Terus, gimana cara kita belajar di bulan Ramadhan ini?. Tampaknya di era sekarang tak ada alasan bagi kita untuk tak belajar. Kita bisa belajar melalui aktivitas membaca. Bila tak punya buku, kita bisa mencari artikel di berbagai situs (tentunya situs yang kredibilitasnya sudah jelas, ya!). Kalau tak suka membaca, kita bisa belajar dengan cara menyimak ceramah-ceramah agama yang banyak bertebaran di YouTube. Kita bahkan bisa memilih sendiri mau mendengarkan ceramah siapa, pun demikian dengan temanya. Fleksibilitas semacam itu jelas tak akan kita dapatkan saat nonton TV. Bagi yang merasa capek matanya sebab nonton video terlalu lama, bisa beralih ke podcast. Kurang gampang apa coba sekarang?. Masalah kuota? Tenang! Ada WiFitetangga (tapi izin dulu, ya).

Tafakkur dan/atau Tadabbur

Secara harfiah, kata tafakkur dan tadabbur memiliki arti yang sama yakni berpikir. Namun, keduanya sebenarnya memiliki perbedaan. Melansir dari alam caknun.com, objek dari tadabbur adalah al-qaul/kata-kata (lebih spesifiknya lagi al-Qur’an); sementara itu, objek dari tafakkur adalah alam semesta, diri manusia dan perilakunya, serta kejadian atau peristiwa. Intinya di sini kita berusaha untuk berpikir dan merenung. Dua aktivitas tersebut banyak disinggung dalam al-Qur’an. Dengan kata lain, dua aktivitas itu merupakan perkara yang sangat penting.

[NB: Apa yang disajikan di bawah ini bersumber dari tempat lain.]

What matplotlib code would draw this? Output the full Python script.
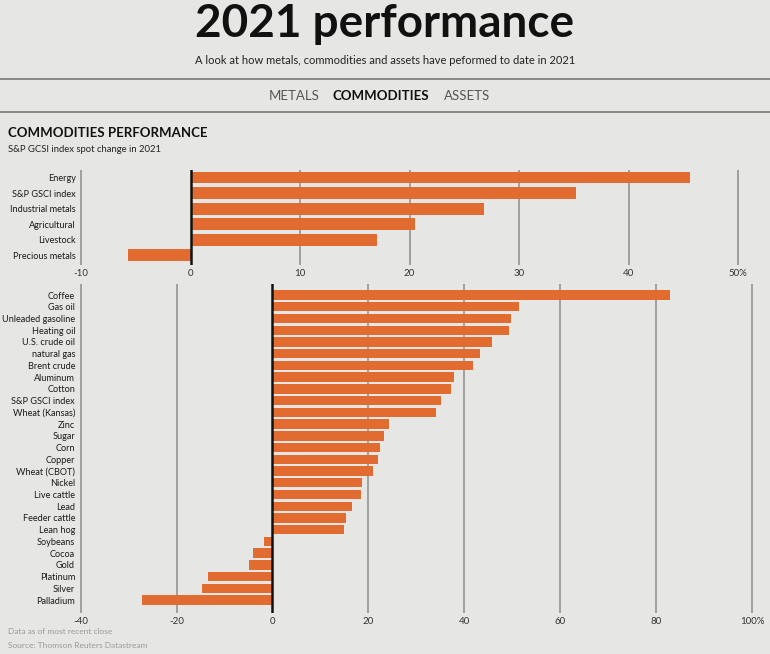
import matplotlib.pyplot as plt
import numpy as np

# top panel: sector indices
sectors = ['Energy', 'S&P GSCI index', 'Industrial metals', 'Agricultural',
           'Livestock', 'Precious metals']
sector_chg = [45.6, 35.2, 26.8, 20.5, 17.0, -5.7]
top_ticks = [-10, 0, 10, 20, 30, 40, 50]
top_ticklabels = ['-10', '0', '10', '20', '30', '40', '50%']

# bottom panel: single commodities
items = ['Coffee', 'Gas oil', 'Unleaded gasoline', 'Heating oil', 'U.S. crude oil',
         'natural gas', 'Brent crude', 'Aluminum', 'Cotton', 'S&P GSCI index',
         'Wheat (Kansas)', 'Zinc', 'Sugar', 'Corn', 'Copper', 'Wheat (CBOT)',
         'Nickel', 'Live cattle', 'Lead', 'Feeder cattle', 'Lean hog',
         'Soybeans', 'Cocoa', 'Gold', 'Platinum', 'Silver', 'Palladium']
item_chg = [82.9, 51.4, 49.8, 49.3, 45.8, 43.3, 41.9, 37.9, 37.3, 35.1,
            34.2, 24.2, 23.3, 22.5, 21.9, 21.0, 18.7, 18.5, 16.6, 15.3, 14.9,
            -1.75, -4.1, -4.8, -13.5, -14.7, -27.2]
bot_ticks = [-40, -20, 0, 20, 40, 60, 80, 100]
bot_ticklabels = ['-40', '-20', '0', '20', '40', '60', '80', '100%']

BG = '#e6e7e4'
ORANGE = '#e26b2f'
GRID = '#9a9a9a'
W, H = 770, 654

fig = plt.figure(figsize=(7.7, 6.54), dpi=100, facecolor=BG)


def px_axes(x0, y0, x1, y1):
    return fig.add_axes([x0 / W, 1 - y1 / H, (x1 - x0) / W, (y1 - y0) / H])


def bar_panel(ax, labels, vals, ticks, ticklabels, height, ypad):
    ax.set_facecolor(BG)
    y = np.arange(len(labels))
    for t in ticks:
        if t != 0:
            ax.axvline(t, color=GRID, lw=1.3, zorder=0)
    ax.barh(y, vals, height=height, color=ORANGE, zorder=2)
    ax.axvline(0, color='#111111', lw=1.8, zorder=3)
    ax.set_yticks(y)
    ax.set_yticklabels(labels, fontsize=6.6, color='#1a1a1a', family='Lato')
    ax.set_xticks(ticks)
    ax.set_xticklabels(ticklabels, fontsize=7, color='#333333', family='Lato')
    ax.tick_params(length=0, axis='y', pad=ypad)
    ax.tick_params(length=0, axis='x', pad=3)
    for s in ax.spines.values():
        s.set_visible(False)


# top chart
ax1 = px_axes(81 - 0.3 * 10.95, 170, 738 + 0.3 * 10.95, 265)
bar_panel(ax1, sectors, sector_chg, top_ticks, top_ticklabels, 0.76, 1.5)
ax1.set_xlim(-10.3, 50.3)
ax1.set_ylim(5.62, -0.48)

# bottom chart
ax2 = px_axes(80.7 - 0.3 * 4.8, 284, 752 + 0.3 * 4.8, 613)
bar_panel(ax2, items, item_chg, bot_ticks, bot_ticklabels, 0.8, 3)
ax2.set_xlim(-40.3, 100.3)
ax2.set_ylim(27.1, -0.94)

# header text
fig.text(0.5, 1 - 24 / H, '2021 performance', ha='center', va='center',
         fontsize=33, fontweight='bold', color='#111111', family='Lato')
fig.text(0.5, 1 - 61 / H,
         'A look at how metals, commodities and assets have peformed to date in 2021',
         ha='center', va='center', fontsize=8, color='#222222', family='Lato')
for yy in (79, 112):
    fig.add_artist(plt.Line2D([0, 1], [1 - yy / H, 1 - yy / H], color='#777777', lw=1.2))
fig.text(0.382, 1 - 96 / H, 'METALS', ha='center', va='center', fontsize=9.5,
         color='#555555', family='Lato')
fig.text(0.494, 1 - 96 / H, 'COMMODITIES', ha='center', va='center', fontsize=9.5,
         color='#111111', family='Lato', fontweight='bold')
fig.text(0.606, 1 - 96 / H, 'ASSETS', ha='center', va='center', fontsize=9.5,
         color='#555555', family='Lato')

fig.text(8 / W, 1 - 133 / H, 'COMMODITIES PERFORMANCE', ha='left', va='center',
         fontsize=9.5, fontweight='bold', color='#111111', family='Lato')
fig.text(8 / W, 1 - 149 / H, 'S&P GCSI index spot change in 2021', ha='left',
         va='center', fontsize=6.8, color='#222222', family='Lato')

fig.text(8 / W, 1 - 632 / H, 'Data as of most recent close', ha='left', va='center',
         fontsize=6, color='#9a9a9a', family='Lato')
fig.text(8 / W, 1 - 645 / H, 'Source: Thomson Reuters Datastream', ha='left',
         va='center', fontsize=6, color='#9a9a9a', family='Lato')

fig.savefig('out.png', dpi=100, facecolor=BG)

Aktivitas tafakkur dan/atau tadabbur merupakan bentuk upaya kita untuk tak membuat pikiran menganggur. Pasalnya, pikiran merupakan anugerah yang sangat berharga dari Allah swt, masa’ kita malah menjadikannya seolah tak berguna?. Tafakkur dan/atau tadabbur sepertinya adalah aktivitas yang sangat mudah dilakukan. Kita tak perlu menggerakkan lisan, kita tak butuh kuota, cukup kita manruh fokus pada pikiran. Lantas, tujuan dari dua aktivitas ini apa?. Banyak, dua di antaranya yakni mengambil hikmah atas apa yang telah terjadi dan menyadari keagungan Allah rabb al-‘alamin.